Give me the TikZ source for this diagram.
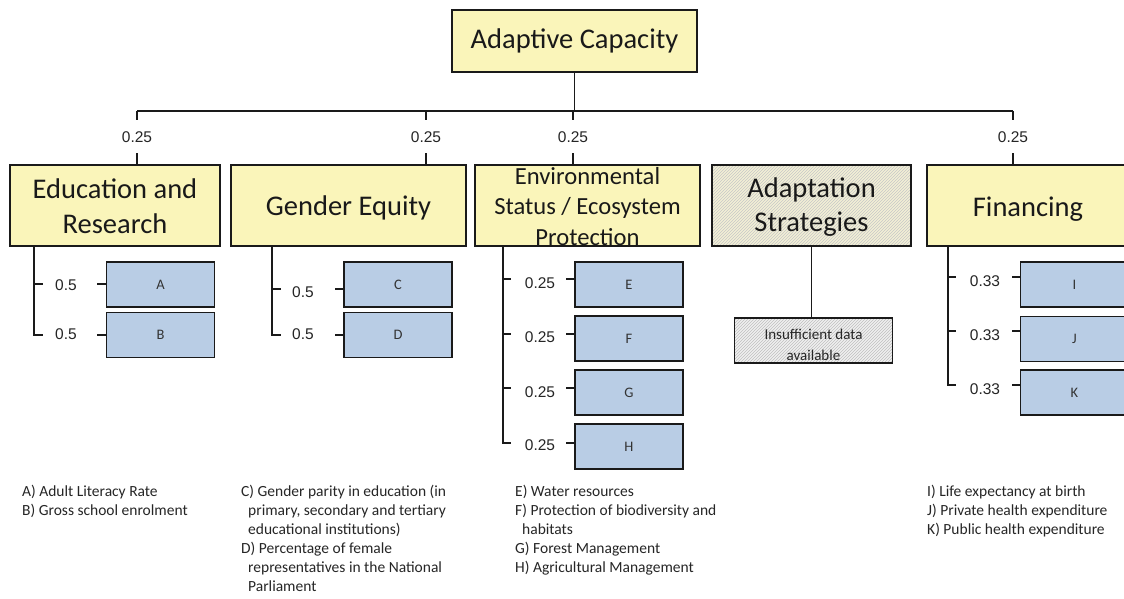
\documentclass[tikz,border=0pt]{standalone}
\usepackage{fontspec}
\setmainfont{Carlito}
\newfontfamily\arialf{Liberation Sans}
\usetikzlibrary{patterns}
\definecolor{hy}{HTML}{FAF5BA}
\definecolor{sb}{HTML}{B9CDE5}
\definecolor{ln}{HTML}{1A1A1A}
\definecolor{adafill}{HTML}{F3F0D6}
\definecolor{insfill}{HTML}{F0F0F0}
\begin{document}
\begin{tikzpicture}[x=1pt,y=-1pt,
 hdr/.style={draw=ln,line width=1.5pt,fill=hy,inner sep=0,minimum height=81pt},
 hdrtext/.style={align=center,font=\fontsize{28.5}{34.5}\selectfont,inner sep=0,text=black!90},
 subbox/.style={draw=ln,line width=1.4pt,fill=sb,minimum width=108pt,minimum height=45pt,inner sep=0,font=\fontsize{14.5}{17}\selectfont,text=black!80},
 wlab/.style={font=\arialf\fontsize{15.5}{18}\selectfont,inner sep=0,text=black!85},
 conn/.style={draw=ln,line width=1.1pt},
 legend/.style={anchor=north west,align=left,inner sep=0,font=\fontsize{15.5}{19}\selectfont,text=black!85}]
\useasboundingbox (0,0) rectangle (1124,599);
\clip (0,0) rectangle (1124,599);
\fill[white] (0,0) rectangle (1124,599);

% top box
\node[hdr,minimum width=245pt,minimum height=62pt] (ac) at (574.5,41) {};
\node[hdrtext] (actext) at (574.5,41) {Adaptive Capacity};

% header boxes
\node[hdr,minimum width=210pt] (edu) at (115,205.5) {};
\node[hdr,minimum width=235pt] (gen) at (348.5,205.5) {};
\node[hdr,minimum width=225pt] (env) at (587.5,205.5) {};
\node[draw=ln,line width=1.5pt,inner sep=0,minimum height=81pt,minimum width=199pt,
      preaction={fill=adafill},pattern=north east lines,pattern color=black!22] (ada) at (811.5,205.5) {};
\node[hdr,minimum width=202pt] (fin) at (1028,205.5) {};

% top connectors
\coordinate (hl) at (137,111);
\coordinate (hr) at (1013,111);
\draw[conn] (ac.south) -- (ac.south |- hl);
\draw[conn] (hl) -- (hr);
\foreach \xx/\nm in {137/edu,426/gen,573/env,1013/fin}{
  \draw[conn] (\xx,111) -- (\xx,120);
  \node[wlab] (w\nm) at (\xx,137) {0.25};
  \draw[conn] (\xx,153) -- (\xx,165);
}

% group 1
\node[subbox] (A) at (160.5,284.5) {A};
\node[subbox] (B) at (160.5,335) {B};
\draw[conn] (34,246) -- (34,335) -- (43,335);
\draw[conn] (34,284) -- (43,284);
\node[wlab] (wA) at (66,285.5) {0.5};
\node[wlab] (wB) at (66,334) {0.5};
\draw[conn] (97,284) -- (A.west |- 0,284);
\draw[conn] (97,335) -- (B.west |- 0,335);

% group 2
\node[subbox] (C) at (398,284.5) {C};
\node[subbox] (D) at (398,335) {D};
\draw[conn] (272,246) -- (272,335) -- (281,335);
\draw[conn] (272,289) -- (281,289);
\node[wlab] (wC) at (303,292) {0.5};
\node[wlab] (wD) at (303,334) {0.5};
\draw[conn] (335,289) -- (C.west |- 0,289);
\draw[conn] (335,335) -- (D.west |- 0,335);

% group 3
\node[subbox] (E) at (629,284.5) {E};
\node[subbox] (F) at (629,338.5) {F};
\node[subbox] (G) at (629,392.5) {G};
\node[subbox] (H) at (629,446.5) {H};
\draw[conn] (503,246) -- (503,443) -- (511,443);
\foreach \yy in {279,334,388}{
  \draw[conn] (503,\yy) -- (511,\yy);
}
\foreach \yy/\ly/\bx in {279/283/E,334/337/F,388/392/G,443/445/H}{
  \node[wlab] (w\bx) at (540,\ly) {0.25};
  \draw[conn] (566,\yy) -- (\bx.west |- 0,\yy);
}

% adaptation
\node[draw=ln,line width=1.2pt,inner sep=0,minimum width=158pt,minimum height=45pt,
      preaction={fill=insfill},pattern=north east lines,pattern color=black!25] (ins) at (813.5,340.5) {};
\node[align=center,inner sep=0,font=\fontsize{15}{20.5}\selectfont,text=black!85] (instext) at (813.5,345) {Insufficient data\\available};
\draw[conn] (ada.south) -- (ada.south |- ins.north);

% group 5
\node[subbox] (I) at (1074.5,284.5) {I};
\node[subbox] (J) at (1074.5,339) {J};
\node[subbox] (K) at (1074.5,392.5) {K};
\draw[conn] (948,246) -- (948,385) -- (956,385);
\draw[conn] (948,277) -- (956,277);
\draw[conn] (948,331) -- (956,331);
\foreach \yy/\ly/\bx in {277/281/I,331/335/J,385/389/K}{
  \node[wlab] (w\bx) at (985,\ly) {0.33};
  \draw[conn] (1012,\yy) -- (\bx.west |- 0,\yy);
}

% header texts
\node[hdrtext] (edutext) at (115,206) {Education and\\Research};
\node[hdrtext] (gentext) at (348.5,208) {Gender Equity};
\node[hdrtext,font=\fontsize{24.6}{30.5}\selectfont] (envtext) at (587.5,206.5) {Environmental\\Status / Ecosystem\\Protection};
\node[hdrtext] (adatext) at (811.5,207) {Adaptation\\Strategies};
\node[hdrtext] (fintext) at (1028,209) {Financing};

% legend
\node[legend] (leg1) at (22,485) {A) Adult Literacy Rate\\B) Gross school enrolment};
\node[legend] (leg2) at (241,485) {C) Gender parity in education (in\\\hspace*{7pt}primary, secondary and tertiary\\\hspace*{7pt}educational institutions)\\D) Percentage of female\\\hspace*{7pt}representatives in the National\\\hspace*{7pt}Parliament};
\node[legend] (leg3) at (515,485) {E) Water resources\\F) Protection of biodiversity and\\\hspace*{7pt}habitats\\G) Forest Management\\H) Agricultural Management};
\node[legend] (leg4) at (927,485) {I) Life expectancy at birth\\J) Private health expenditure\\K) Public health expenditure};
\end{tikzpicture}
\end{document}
※
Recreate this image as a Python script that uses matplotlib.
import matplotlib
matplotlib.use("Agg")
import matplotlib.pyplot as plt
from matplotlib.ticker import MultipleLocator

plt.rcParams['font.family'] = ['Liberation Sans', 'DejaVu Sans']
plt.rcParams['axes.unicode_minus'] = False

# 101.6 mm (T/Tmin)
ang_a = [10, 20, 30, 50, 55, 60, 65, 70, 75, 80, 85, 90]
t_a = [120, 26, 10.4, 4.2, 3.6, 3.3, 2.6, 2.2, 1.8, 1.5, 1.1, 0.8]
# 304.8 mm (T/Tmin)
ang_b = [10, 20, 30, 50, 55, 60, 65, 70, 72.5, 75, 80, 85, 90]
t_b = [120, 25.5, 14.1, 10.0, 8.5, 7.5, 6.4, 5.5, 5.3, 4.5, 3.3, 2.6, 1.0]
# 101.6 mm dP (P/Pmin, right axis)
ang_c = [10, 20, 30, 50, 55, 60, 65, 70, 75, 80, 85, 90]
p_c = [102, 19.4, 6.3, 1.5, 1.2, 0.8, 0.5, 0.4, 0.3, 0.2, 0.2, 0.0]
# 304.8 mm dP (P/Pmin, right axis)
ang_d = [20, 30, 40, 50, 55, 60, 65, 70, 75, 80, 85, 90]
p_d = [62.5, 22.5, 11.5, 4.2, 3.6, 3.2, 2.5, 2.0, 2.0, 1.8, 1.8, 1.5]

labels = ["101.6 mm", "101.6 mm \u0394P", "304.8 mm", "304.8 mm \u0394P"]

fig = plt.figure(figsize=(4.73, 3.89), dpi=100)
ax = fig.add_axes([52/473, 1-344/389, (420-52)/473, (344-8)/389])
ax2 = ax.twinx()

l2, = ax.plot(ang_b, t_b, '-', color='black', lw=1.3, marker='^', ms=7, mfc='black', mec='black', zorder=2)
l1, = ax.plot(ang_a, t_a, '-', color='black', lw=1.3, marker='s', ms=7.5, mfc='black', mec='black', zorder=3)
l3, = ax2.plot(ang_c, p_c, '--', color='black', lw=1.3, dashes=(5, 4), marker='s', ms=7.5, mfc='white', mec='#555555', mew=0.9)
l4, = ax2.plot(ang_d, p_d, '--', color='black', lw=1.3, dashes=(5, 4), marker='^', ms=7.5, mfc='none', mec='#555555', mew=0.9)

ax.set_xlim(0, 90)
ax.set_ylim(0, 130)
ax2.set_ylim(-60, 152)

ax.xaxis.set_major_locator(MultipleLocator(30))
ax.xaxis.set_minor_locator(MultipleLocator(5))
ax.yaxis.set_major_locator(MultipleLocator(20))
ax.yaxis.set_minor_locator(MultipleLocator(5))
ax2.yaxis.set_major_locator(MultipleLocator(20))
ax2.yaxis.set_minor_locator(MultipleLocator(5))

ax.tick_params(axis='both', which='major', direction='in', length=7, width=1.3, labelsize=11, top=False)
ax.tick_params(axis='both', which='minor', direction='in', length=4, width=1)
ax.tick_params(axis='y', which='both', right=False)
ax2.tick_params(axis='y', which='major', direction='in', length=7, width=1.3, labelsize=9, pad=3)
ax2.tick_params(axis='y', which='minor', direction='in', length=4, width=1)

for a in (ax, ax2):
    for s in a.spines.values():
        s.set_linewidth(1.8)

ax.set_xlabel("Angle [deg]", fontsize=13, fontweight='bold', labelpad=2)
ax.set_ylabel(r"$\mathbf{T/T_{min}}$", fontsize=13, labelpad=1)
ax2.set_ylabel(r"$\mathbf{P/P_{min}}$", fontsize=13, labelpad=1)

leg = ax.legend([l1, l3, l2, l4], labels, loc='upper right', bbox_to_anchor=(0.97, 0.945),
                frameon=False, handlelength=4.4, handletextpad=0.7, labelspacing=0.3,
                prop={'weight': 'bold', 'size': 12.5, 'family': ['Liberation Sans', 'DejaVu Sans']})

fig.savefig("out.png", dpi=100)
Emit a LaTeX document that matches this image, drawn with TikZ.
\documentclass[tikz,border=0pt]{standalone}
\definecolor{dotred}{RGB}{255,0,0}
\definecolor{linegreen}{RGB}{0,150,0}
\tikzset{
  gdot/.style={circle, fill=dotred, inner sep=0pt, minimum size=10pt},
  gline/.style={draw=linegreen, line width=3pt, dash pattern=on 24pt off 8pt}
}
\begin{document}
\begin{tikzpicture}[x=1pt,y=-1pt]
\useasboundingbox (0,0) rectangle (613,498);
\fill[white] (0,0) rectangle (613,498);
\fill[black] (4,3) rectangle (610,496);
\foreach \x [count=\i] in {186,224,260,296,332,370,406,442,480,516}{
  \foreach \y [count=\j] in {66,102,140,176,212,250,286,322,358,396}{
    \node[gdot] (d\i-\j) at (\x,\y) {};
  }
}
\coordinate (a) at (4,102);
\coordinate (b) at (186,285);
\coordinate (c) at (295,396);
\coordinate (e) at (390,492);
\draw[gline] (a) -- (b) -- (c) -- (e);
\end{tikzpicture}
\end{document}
※
**Work to complete**
Your answer should be a single number: the count of lines in the entries that contain the word "image".

**Reply to the exercise**
2